Major food chains are now offering vegan options due to soaring demand. Veganism is, without doubt, a growing global trend as people choose to eat a plant-based diet for both health and ethical reasons. Responding to demand from vegans, top supermarkets including the UK’s Tescos and Sainsbury’s are launching vegan plant-based meals. Goodfellas is bringing out a frozen vegan pizza, and Pizza Express and Pizza Hut have been offering vegan cheese since last year. In the US, you can find vegan options at many famous chains including Starbucks, Subway, and Taco Bell.

There’s even an app called Vegan Xpress that searches for nearby vegan menus.

Vegan health benefits

Awareness about the health benefits is a key driver in the public’s switch to vegan. New York’s Icahn School of Medicine studied 15,569 participants and discovered that people who ate a plant-based vegan diet were 42 percent less likely to suffer from heart failure. A UK study also concluded that a vegan diet slashes the risk of heart disease and Type 2 diabetes. Medical News Today reports that “a vegan diet can help to protect bone and heart health, and lower the risk of cancer.”

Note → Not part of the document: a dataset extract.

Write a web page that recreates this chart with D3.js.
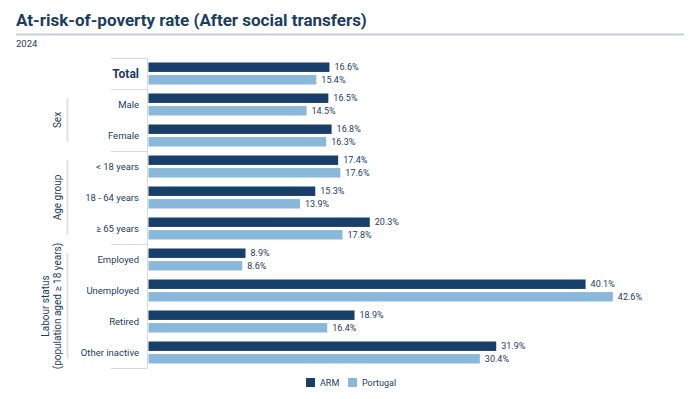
<!DOCTYPE html>
<html>
<head>
<meta charset="utf-8">
<script src="https://cdn.jsdelivr.net/npm/d3@7"></script>
<style>
  body { margin: 0; background: #fff; }
  text { font-family: Roboto, sans-serif; }
</style>
</head>
<body>
<svg id="chart" width="700" height="399"></svg>
<script>
// data
var categories = ['Total', 'Male', 'Female', '< 18 years', '18 - 64 years', '\u2265 65 years',
                  'Employed', 'Unemployed', 'Retired', 'Other inactive'];
var armValues = [16.6, 16.5, 16.8, 17.4, 15.3, 20.3, 8.9, 40.1, 18.9, 31.9];
var portugalValues = [15.4, 14.5, 16.3, 17.6, 13.9, 17.8, 8.6, 42.6, 16.4, 30.4];
var seriesNames = ['ARM', 'Portugal'];
var groups = [
    { lines: ['Sex'], from: 1, to: 2 },
    { lines: ['Age group'], from: 3, to: 5 },
    { lines: ['Labour status', '(population aged \u2265 18 years)'], from: 6, to: 9 }
];

var colors = { 'ARM': '#173f6a', 'Portugal': '#8ab8da' },
    textColor = '#1b3d63',
    ruleColor = '#d9d9d9';

var svg = d3.select('#chart');

// title block
svg.append('text')
    .attr('x', 16).attr('y', 26)
    .style('font-size', '17px').style('font-weight', 'bold')
    .style('fill', textColor)
    .text('At-risk-of-poverty rate (After social transfers)');
svg.append('line')
    .attr('x1', 16).attr('x2', 684).attr('y1', 34.5).attr('y2', 34.5)
    .style('stroke', '#c3cfdb').style('stroke-width', 2);
svg.append('text')
    .attr('x', 16).attr('y', 47)
    .style('font-size', '9.5px').style('fill', textColor)
    .text('2024');

// scales
var y = d3.scaleBand().domain(categories).range([58, 368]);
var x = d3.scaleLinear().domain([0, 45]).range([148.5, 639]);
var inner = d3.scaleBand().domain(seriesNames)
    .range([y.bandwidth() / 2 - 11, y.bandwidth() / 2 + 11]).paddingInner(0.25);

var rows = svg.append('g').selectAll('g')
    .data(categories).enter()
    .append('g')
    .attr('transform', function(d){ return 'translate(0,' + y(d) + ')'; });

seriesNames.forEach(function(s) {
    var vals = s === 'ARM' ? armValues : portugalValues;
    rows.append('rect')
        .attr('x', x(0))
        .attr('y', inner(s))
        .attr('width', function(d, i){ return x(vals[i]) - x(0); })
        .attr('height', inner.bandwidth())
        .style('fill', colors[s]);
    rows.append('text')
        .attr('x', function(d, i){ return x(vals[i]) + 5; })
        .attr('y', inner(s) + inner.bandwidth() / 2)
        .attr('dy', '0.35em')
        .style('font-size', '9px').style('fill', textColor)
        .text(function(d, i){ return vals[i].toFixed(1) + '%'; });
});

// category labels
rows.append('text')
    .attr('x', 139)
    .attr('y', y.bandwidth() / 2)
    .attr('dy', '0.35em')
    .attr('text-anchor', 'end')
    .style('font-size', function(d){ return d === 'Total' ? '12px' : '9.5px'; })
    .style('font-weight', function(d){ return d === 'Total' ? 'bold' : 'normal'; })
    .style('fill', textColor)
    .text(function(d){ return d; });

// axis line and group separators
svg.append('line')
    .attr('x1', 147.5).attr('x2', 147.5).attr('y1', 58).attr('y2', 368)
    .style('stroke', ruleColor).style('stroke-width', 1);
var seps = [categories[0], categories[1], categories[3], categories[6]];
svg.selectAll('.sep').data(seps).enter()
    .append('line').attr('class', 'sep')
    .attr('x1', 111).attr('x2', 147.5)
    .attr('y1', function(d){ return Math.round(y(d)) + 0.5; })
    .attr('y2', function(d){ return Math.round(y(d)) + 0.5; })
    .style('stroke', ruleColor);
svg.append('line')
    .attr('x1', 111).attr('x2', 147.5).attr('y1', 368.5).attr('y2', 368.5)
    .style('stroke', ruleColor);

// group brackets and rotated labels
groups.forEach(function(g) {
    var y0 = y(categories[g.from]) + 9,
        y1 = y(categories[g.to]) + y.bandwidth() - 9,
        mid = (y0 + y1) / 2;
    svg.append('line')
        .attr('x1', 67.5).attr('x2', 67.5).attr('y1', y0).attr('y2', y1)
        .style('stroke', '#e3e3e3').style('stroke-width', 2);
    var n = g.lines.length;
    g.lines.forEach(function(l, i) {
        var cx = 61 - (n - 1 - i) * 12;
        svg.append('text')
            .attr('transform', 'translate(' + cx + ',' + mid + ') rotate(-90)')
            .attr('text-anchor', 'middle')
            .style('font-size', '10px').style('fill', textColor)
            .text(l);
    });
});

// legend
var legend = svg.append('g').attr('transform', 'translate(306,378)');
var lx = [0, 42];
seriesNames.forEach(function(s, i) {
    legend.append('rect')
        .attr('x', lx[i]).attr('y', 0)
        .attr('width', 9).attr('height', 9)
        .style('fill', colors[s]);
    legend.append('text')
        .attr('x', lx[i] + 14).attr('y', 8)
        .style('font-size', '9px').style('fill', textColor)
        .text(s);
});
</script>
</body>
</html>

And the doctors seem to agree – a number of US hospitals are removing processed meat from their menus and adding healthy vegan meals.

Veganism in the media

The documentaries Cowspiracy and What the health, directed by Kip Andersen and Keegan Kuhn, are also raising awareness of veganism – not only the health benefits but also the ethics of eating a plant-based diet. Google searches for the term ‘vegan’ reached a record high in the UK in 2017, and documentaries and films such as Okja are helping persuade the public to quit meat and animal products.

The animal charity PETA reported a 65 percent increase in Google searches for ‘vegan’ for six weeks after Okja was released.

Famous vegans include tennis star Novak Djokovic, boxing heavyweight David Haye, and singers Miley Cyrus and Ariana Grande. But it’s not only celebrities – the number of people choosing veganism in the UK alone has risen 360 per cent in the decade leading up to 2016, according to a report by The Vegan Society and Vegan Life magazine.

How many people are choosing veganism?

The global Veganuary movement encourages people to try veganism for January. “We’ve had 165,000 people sign up this year. We had 60,000 people take part last year,” Veganuary’s spokesperson said. The top 10 countries of participants include the UK, USA, Canada and Australia.

Further research released on 1 November – World Vegan Day 2017 – shows that over 50 percent of adults in the UK are now buying vegan products.

The Vegan Society has reported that in the UK, one in five people have cut down on the amount of meat they buy and 13 percent of people surveyed opt for meat- and dairy-free choices when dining out.

The veganism trend is sweeping America too, with one report claiming that six percent of US citizens now call themselves vegan – an enormous increase of 600 percent over three years.

The ‘Top Trends in Prepared Foods in 2017’ report, researched by Global Data says that in 2014 only one percent of Americans described themselves as the vegan.

The question being addressed now, is not ‘Why go vegan?’, but rather ‘Why not?’. The Vegan Society has commissioned first-of-its-kind research into what stops people becoming vegan. The results will be published at the end of 2018. Vegan academic, Dr Richard Twine, one of the professors working on the study, said: “This is an exciting opportunity to enter into dialogue with non-vegans on the subject of veganism, to better understand what veganism means to them and to explore this regarding social differences such as gender and age. We hope we can make a further contribution through this work to the growing literature on sustainable transition.”